2018 is an important year for regtech, with a range of regulations coming into effect. The major regulations for 2018 are the Revised Payments Services Directive (PSD2), the General Data Protection Regulation (GDPR), and the second Markets in Financial Instruments Directive (MiFIDII), with PSD2 having an extended implementation schedule in the Netherlands and other EU countries.
The technology
As is the case in many industries, technology drives advances in how institutions do business, both in terms of internal and external practices. With regtech, we see that AI and ML are major technologies changing the way institutions tackle compliance and risk and analyse data, even though they are currently being developed to find the best and most efficient uses in regtech.
Although AI has been around for an extended period of time, it has primarily been used for non-governance risk and compliance (GRC) applications.

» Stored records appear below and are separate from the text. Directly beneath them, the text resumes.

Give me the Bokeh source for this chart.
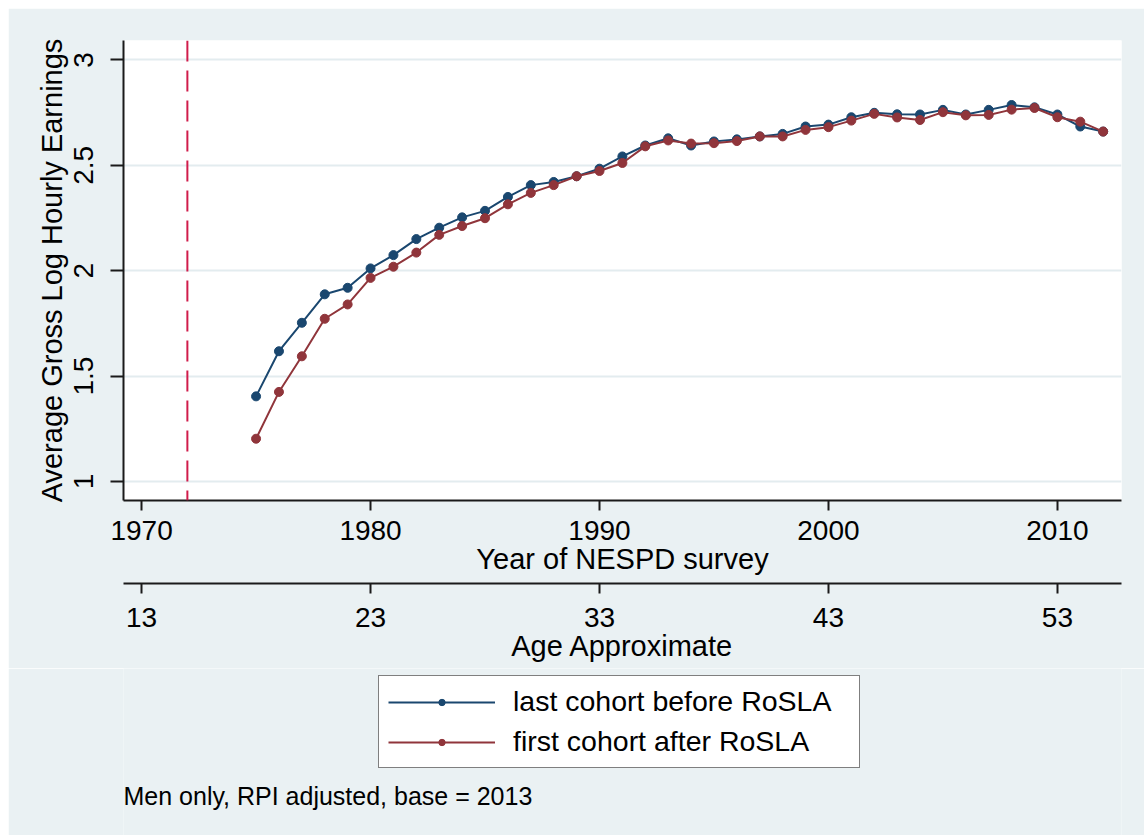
from bokeh.plotting import figure
from bokeh.layouts import column
from bokeh.models import (Range1d, LinearAxis, FixedTicker, Span, Legend,
                          LegendItem, Label)
from bokeh.embed import file_html
from bokeh.resources import INLINE

# ---------------- data ----------------
years = list(range(1975, 2013))
before_rosla = [1.404, 1.618, 1.753, 1.888, 1.919, 2.011, 2.074, 2.150, 2.204, 2.253,
                2.284, 2.350, 2.406, 2.421, 2.448, 2.484, 2.542, 2.594, 2.628, 2.594,
                2.613, 2.623, 2.637, 2.649, 2.684, 2.693, 2.728, 2.749, 2.742, 2.741,
                2.763, 2.741, 2.763, 2.786, 2.775, 2.741, 2.684, 2.660]
after_rosla = [1.203, 1.425, 1.594, 1.772, 1.840, 1.966, 2.019, 2.086, 2.170, 2.212,
               2.249, 2.315, 2.369, 2.406, 2.448, 2.473, 2.511, 2.590, 2.618, 2.603,
               2.605, 2.615, 2.637, 2.637, 2.668, 2.681, 2.712, 2.744, 2.727, 2.715,
               2.752, 2.737, 2.739, 2.764, 2.772, 2.728, 2.707, 2.660]
year_ticks = [1970, 1980, 1990, 2000, 2010]
age_ticks = [13, 23, 33, 43, 53]
y_ticks = [1, 1.5, 2, 2.5, 3]
y_tick_labels = {1: "1", 1.5: "1.5", 2: "2", 2.5: "2.5", 3: "3"}
series_labels = ["last cohort before RoSLA", "first cohort after RoSLA"]
note_text = "Men only, RPI adjusted, base = 2013"
rosla_year = 1972
age_offset = 1957
x_lo, x_hi = 1969.21, 2012.80
y_lo, y_hi = 0.91, 3.092

# ---------------- style ----------------
FONT = "Liberation Sans"
BLUE = "#1A476F"
RED = "#90353B"
BG = "#EAF1F3"
AXIS = "#1A1A1A"

p = figure(width=1136, height=660, x_range=Range1d(x_lo, x_hi),
           y_range=Range1d(y_lo, y_hi), output_backend="svg",
           toolbar_location=None, min_border_left=115, min_border_right=23,
           min_border_top=32, min_border_bottom=168)
p.margin = (8, 0, 0, 8)
p.border_fill_color = BG
p.background_fill_color = "white"
p.outline_line_color = None
p.extra_x_ranges = {"age": Range1d(x_lo - age_offset, x_hi - age_offset)}

def style_axis(ax):
    ax.axis_line_color = AXIS
    ax.axis_line_width = 2
    ax.major_tick_line_color = AXIS
    ax.major_tick_line_width = 2
    ax.major_tick_in = 0
    ax.minor_tick_line_color = None
    ax.major_label_text_font = FONT
    ax.major_label_text_font_size = "28px"
    ax.major_label_text_color = "black"
    ax.axis_label_text_font = FONT
    ax.axis_label_text_font_size = "29px"
    ax.axis_label_text_font_style = "normal"
    ax.axis_label_text_color = "black"

xa = p.xaxis[0]
xa.ticker = FixedTicker(ticks=year_ticks)
xa.axis_label = "Year of NESPD survey"
style_axis(xa)
xa.major_tick_out = 10
xa.major_label_standoff = 10
xa.axis_label_standoff = 0

# invisible spacer between the two stacked x axes
spacer = LinearAxis(ticker=FixedTicker(ticks=[year_ticks[2]]), axis_line_color=None,
                    major_tick_line_color=BG, minor_tick_line_color=None,
                    major_tick_out=2, major_tick_in=0, major_label_standoff=0,
                    major_label_text_font_size="1px", major_label_text_color=BG,
                    major_label_overrides={year_ticks[2]: " "})
p.add_layout(spacer, "below")

age_axis = LinearAxis(x_range_name="age", ticker=FixedTicker(ticks=age_ticks),
                      axis_label="Age Approximate")
style_axis(age_axis)
age_axis.major_tick_out = 10
age_axis.major_label_standoff = 14
age_axis.axis_label_standoff = 0
p.add_layout(age_axis, "below")

ya = p.yaxis[0]
ya.ticker = FixedTicker(ticks=y_ticks)
ya.major_label_overrides = y_tick_labels
ya.axis_label = "Average Gross Log Hourly Earnings"
style_axis(ya)
ya.major_tick_out = 13
ya.major_label_orientation = "vertical"
ya.major_label_standoff = 17
ya.axis_label_standoff = 4

p.xgrid.visible = False
p.ygrid.ticker = FixedTicker(ticks=y_ticks)
p.ygrid.grid_line_color = "#E3ECEF"
p.ygrid.grid_line_width = 2

p.add_layout(Span(location=rosla_year, dimension="height", line_color="#D01C4B",
                  line_dash="21 9", line_width=2))

lb = p.line(years, before_rosla, line_color=BLUE, line_width=2)
sb = p.scatter(years, before_rosla, size=9, fill_color=BLUE, line_color=BLUE)
la = p.line(years, after_rosla, line_color=RED, line_width=2)
sa = p.scatter(years, after_rosla, size=9, fill_color=RED, line_color=RED)

# ---------------- legend + note panel ----------------
p2 = figure(width=1136, height=167, x_range=Range1d(0, 1), y_range=Range1d(0, 1),
            output_backend="svg", toolbar_location=None,
            x_axis_type=None, y_axis_type=None, min_border=0)
p2.margin = (0, 0, 0, 8)
p2.border_fill_color = BG
p2.background_fill_color = BG
p2.outline_line_color = None
p2.xgrid.visible = False
p2.ygrid.visible = False

# legend keys (the series lie outside this panel's ranges, only their keys show)
kb = p2.line(years, before_rosla, line_color=BLUE, line_width=2)
kbs = p2.scatter(years, before_rosla, fill_color=BLUE, line_color=BLUE)
ka = p2.line(years, after_rosla, line_color=RED, line_width=2)
kas = p2.scatter(years, after_rosla, fill_color=RED, line_color=RED)

legend = Legend(items=[LegendItem(label=series_labels[0], renderers=[kb, kbs]),
                       LegendItem(label=series_labels[1], renderers=[ka, kas])],
                location=(255, 67), orientation="vertical")
legend.label_text_font = FONT
legend.label_text_font_size = "28.5px"
legend.label_text_color = "black"
legend.glyph_width = 107
legend.glyph_height = 16
legend.label_height = 30
legend.label_width = 337
legend.label_standoff = 18
legend.spacing = 7
legend.padding = 9
legend.margin = 0
legend.border_line_color = "black"
legend.border_line_width = 1.5
legend.background_fill_color = "white"
legend.background_fill_alpha = 1
p2.add_layout(legend)

note = Label(x=0, y=40, x_units="screen", y_units="screen", text=note_text,
             text_font=FONT, text_font_size="25px", text_color="black",
             text_baseline="alphabetic")
p2.add_layout(note)

layout = column(p, p2, spacing=0)
open("out.html", "w").write(file_html(layout, INLINE))
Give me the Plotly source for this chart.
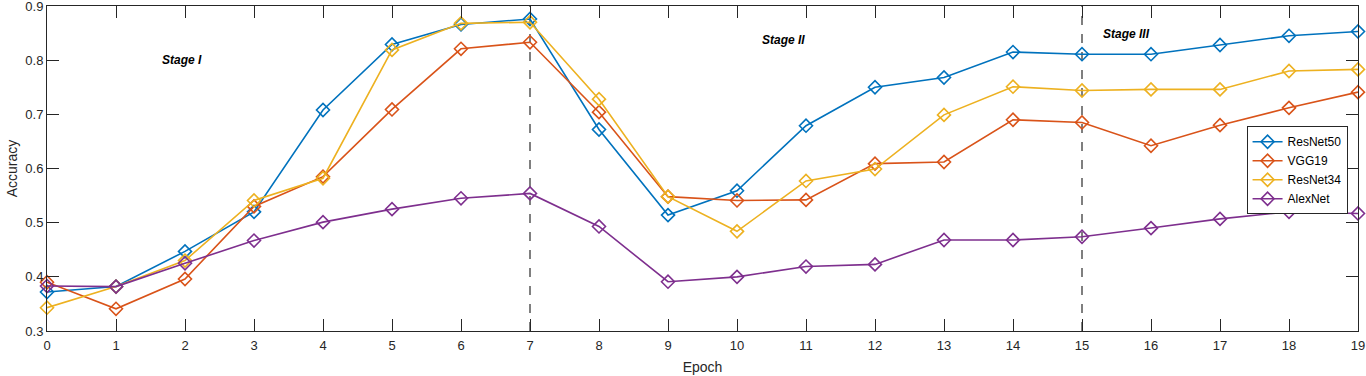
import plotly.graph_objects as go

epochs = list(range(20))

resnet50 = [0.372, 0.382, 0.447, 0.520, 0.708, 0.829, 0.866, 0.876, 0.672, 0.514,
            0.559, 0.679, 0.750, 0.768, 0.815, 0.811, 0.811, 0.828, 0.845, 0.853]
vgg19 = [0.390, 0.341, 0.396, 0.530, 0.585, 0.709, 0.821, 0.833, 0.704, 0.548,
         0.541, 0.542, 0.609, 0.612, 0.690, 0.685, 0.642, 0.680, 0.712, 0.741]
resnet34 = [0.343, 0.382, 0.430, 0.541, 0.582, 0.819, 0.868, 0.870, 0.728, 0.548,
            0.484, 0.577, 0.599, 0.699, 0.751, 0.744, 0.746, 0.746, 0.780, 0.783]
alexnet = [0.383, 0.382, 0.425, 0.467, 0.501, 0.525, 0.545, 0.554, 0.493, 0.391,
           0.400, 0.419, 0.423, 0.468, 0.468, 0.474, 0.490, 0.507, 0.520, 0.517]

y_ticks = [0.3, 0.4, 0.5, 0.6, 0.7, 0.8, 0.9]

series = [("ResNet50", resnet50, "#0072BD"),
          ("VGG19", vgg19, "#D95319"),
          ("ResNet34", resnet34, "#EDB120"),
          ("AlexNet", alexnet, "#7E2F8E")]

stage_lines = [7, 15]
stage_labels = [("Stage I", 1.96, 0.800), ("Stage II", 10.68, 0.837), ("Stage III", 15.64, 0.848)]

fig = go.Figure()

for x0 in stage_lines:
    fig.add_trace(go.Scatter(x=[x0, x0], y=[0.3, 0.9], mode="lines", showlegend=False,
                             line=dict(color="#555555", width=1.5, dash="dash"), hoverinfo="skip"))

for name, vals, col in series:
    fig.add_trace(go.Scatter(x=epochs, y=vals, mode="lines+markers", name=name,
                             line=dict(color=col, width=1.6),
                             marker=dict(symbol="diamond-open", size=10, color=col, line=dict(width=1.6)),
                             cliponaxis=False))

for txt, x, y in stage_labels:
    fig.add_annotation(x=x, y=y, text="<b><i>" + txt + "</i></b>", showarrow=False,
                       font=dict(size=12, color="#000000"))

axis_style = dict(showline=True, linecolor="#262626", linewidth=1, mirror="ticks",
                  ticks="inside", ticklen=12, tickcolor="#262626", showgrid=False, zeroline=False,
                  automargin=False, ticklabeloverflow="allow",
                  tickfont=dict(size=13, color="#262626"))

fig.update_xaxes(range=[0, 19], tickvals=epochs, ticklabelstandoff=2,
                 title=dict(text="Epoch", font=dict(size=14, color="#262626"), standoff=10),
                 **axis_style)
fig.update_yaxes(range=[0.3, 0.9], tickvals=y_ticks, ticktext=[f"{v:.1f}" for v in y_ticks],
                 title=dict(text="Accuracy", font=dict(size=14, color="#262626"), standoff=4),
                 **axis_style)

fig.update_layout(width=1366, height=376, margin=dict(l=47, r=8, t=6, b=45),
                  plot_bgcolor="white", paper_bgcolor="white",
                  font=dict(family="Liberation Sans, Arial", color="#262626"),
                  legend=dict(x=0.915, y=0.63, xanchor="left", yanchor="top",
                              bgcolor="white", bordercolor="#262626", borderwidth=1,
                              font=dict(size=12, color="#000000"), tracegroupgap=0,
                              itemwidth=30))

# page body has an 8px default margin; drop it so the figure fills the window
fig.write_html("out.html", config={"displayModeBar": False},
               post_script="document.body.style.margin='0';")
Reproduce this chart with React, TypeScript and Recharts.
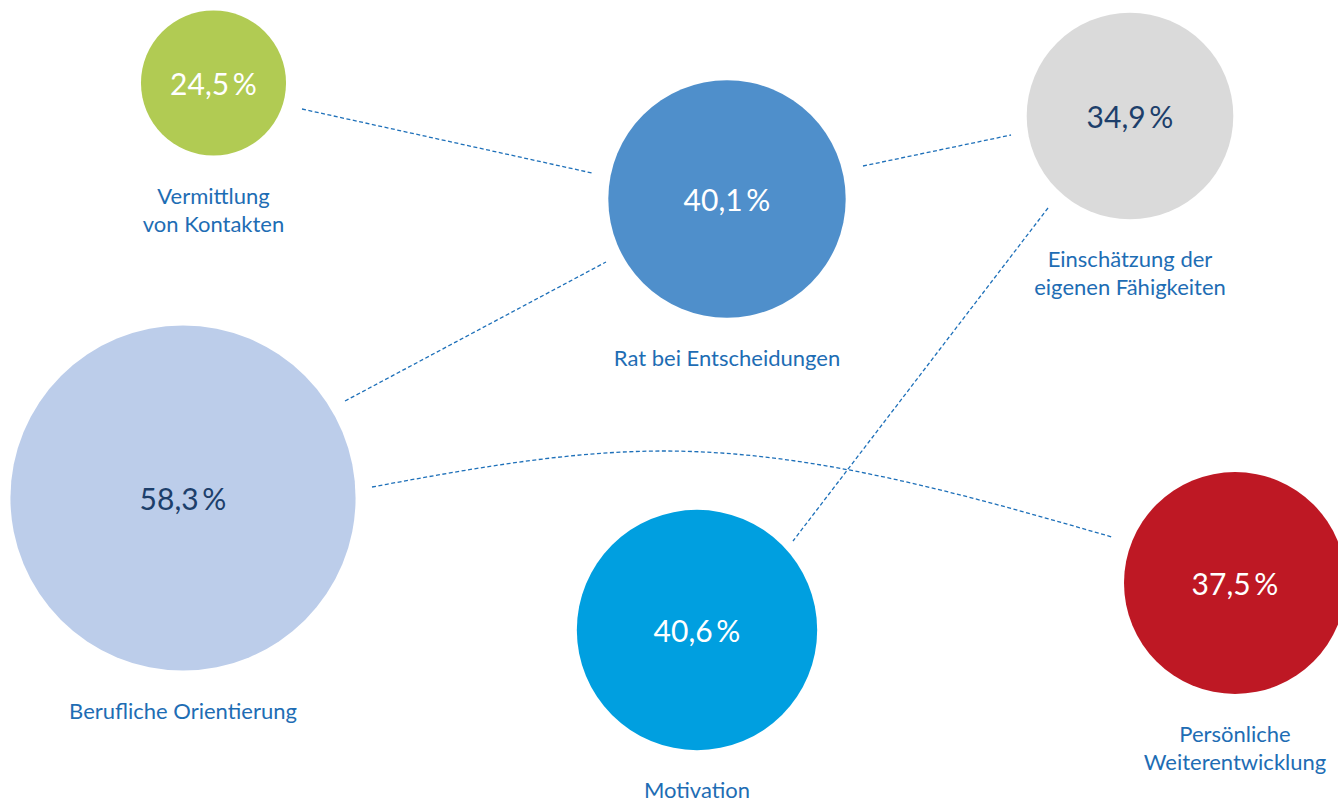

However, its current use is being expanded to cover GRC processes, making them more sophisticated. Specifically, it is used in the analysis of regulations, pattern recognition, communications monitoring, and capturing information.
While improved use of analytic tools will make use of available big data, there is much potential for the use of Machine Learning (ML) to enhance the use of AI in regtech. Although these systems are being developed, large scale deployment and integration is still to come.
While young, regtech is becoming a key aera
As the regulatory landscape becomes growingly complex, stakeholders will have to leverage technology to maintain order within such a dynamic ecosystem. The marks of previous financial crisis, compliance costs, and innovation issues motivate the development of a regulatory systems placing as much as possible human out of the equation and modelling a common language within the regulatory environment.